Под звуки дождя я лежала в углу
своей походной палатки, корчась от голода, и сквозь дыру входа
ветер доносил до меня запах мокрой травы.
В какой-то момент я услышала, как
эта мокрая трава зашуршала под тяжелыми сапогами.
Кто-то шел к моему шатру. Я
поднялась с подстилки, не желая показывать свою слабость.
Полог из ткани распахнулся, впустив
внутрь бледный утренний свет и еще больше влажного, напитанного
дождем воздуха. Дожди в Шотлене не прекращались. Лили и лили с утра
до ночи. Хлестали как из ведра либо оседали на лице мелкой
противной моросью. Сырой, промозглый край.
— Госпожа.
Внутрь, под блеск магических ламп,
вошел один из моих воинов. Он стоял спиной к свету и казался темным
силуэтом без лица.
— Мы поймали вам еду. Судя по форме
ушей, это эльфы. Судя по одежде — из горного клана.
Меня затопила волна облегчения. И
тут же желудок скрутило болезненным спазмом. Таких, как я, называли
ситхли́фами, и мы питались чужими эмоциями. Пили их, как воду, как
самое изысканное вино на свете.
Злость, страх, ненависть… Ммм.
Я так оголодала за последние дни,
что в отчаянии лезла на стенки своего шатра.
Старательно пряча жадное нетерпение,
я последовала за своим воином наружу, под моросящий дождь.
С каждой секундой сосущая пустота
внутри становилась все шире, все глубже, доставляла все больше
мучений. Я шла, прижимая руку к животу. Мокрая трава шелестела под
моими ногами, размытая земля чавкала, засасывая каблуки сапог.
— Где они?
— Под навесом.
Полог самой большой палатки был
поднят и хлопал на ветру. Под этой временной крышей стояли на
коленях трое пленников. Их руки завели назад и, судя по позам
мужчин, связали за спиной.
Длинные волосы потемнели от влаги и
облепили лица. Острые уши вызывающе торчали. И правда эльфы.

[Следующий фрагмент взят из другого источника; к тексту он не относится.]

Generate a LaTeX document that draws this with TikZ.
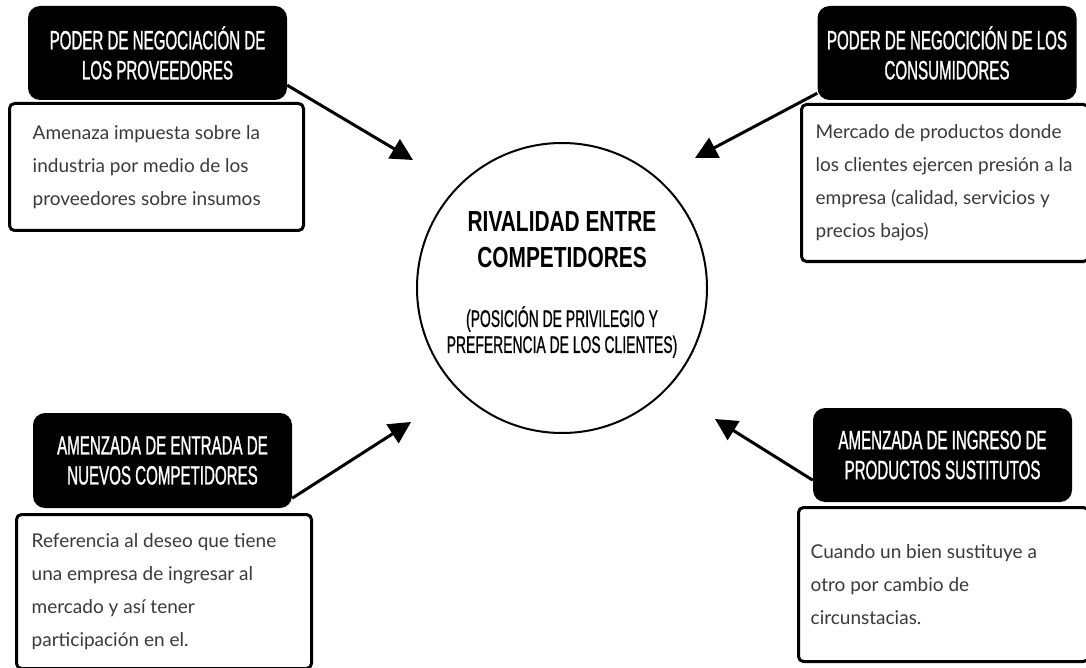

Взгляд мазнул по их одеждам. На
пленных были светлые рубахи, зеленые килты в клетку и грубые сапоги
до колен — военная форма горцев. Те не носили штанов — оборачивали
вокруг бедер длинные куски шерстяной ткани и закрепляли их на поясе
ремешками из черной или коричневой кожи.
Раньше мои люди смеялись над
нарядами местных мужчин, называли эльфийских воинов бабами, но,
пожив в этом дождливом крае, походив по его холмам и полям,
заросшим высокой влажной травой, начали посматривать на килты
врагов с завистью. Наши штаны все время были грязными и мокрыми
насквозь. Спасибо местной природе и погоде! А килты не пропускали
влагу, ибо их делали из очень плотной шерсти. Мокрая трава не
доставала до их подолов. А еще они были очень теплыми. Ночью во
время долгих походов воины снимали свои килты, чтобы использовать
их как одеяла.
— Вот, госпожа. Свирепые и
непокорные, как вы любите.
При виде меня один из связанных
мужчин зарычал, обнажая идеальные зубы.
Я почувствовала исходящие от него
волны ненависти и тихонько вздохнула от облегчения. Хорошо!
Голодная резь в животе притупилась.
Говорят, эльфы — красавцы глаз не
отвести, но сегодня мне было плевать на их внешность. Себе в жертву
я выбрала самого злого из них, того, что пытался испепелить меня
взглядом.
— Милая юбочка, — глумливо протянула
я, стремясь разъярить пленника еще больше.
Давай, дорогуша, накорми меня своими
эмоциями.
— Это килт! — оскорбленно выплюнул
эльф. — Одежда настоящих воинов!
— А правда, что под своими килтами
эльфийские воины не носят белья?
Я подцепила сапогом подол его
клетчатой юбки и попыталась приподнять.
Эльф зарычал, задергавшись в своих
путах, но притих, когда один из моих людей приставил к его горлу
острый нож. Голубые глаза сверкнули бешенством.
Похоже, сегодня я до отвала наемся
сладкой ненависти.
Любовь напитала бы меня лучше, но о
ней я не смела даже мечтать. Редкий деликатес. Его мне не получить
никогда. Мужчины не умеют любить, а если и любят, то за красивое
личико, а свою красоту я оставила на полях сражений.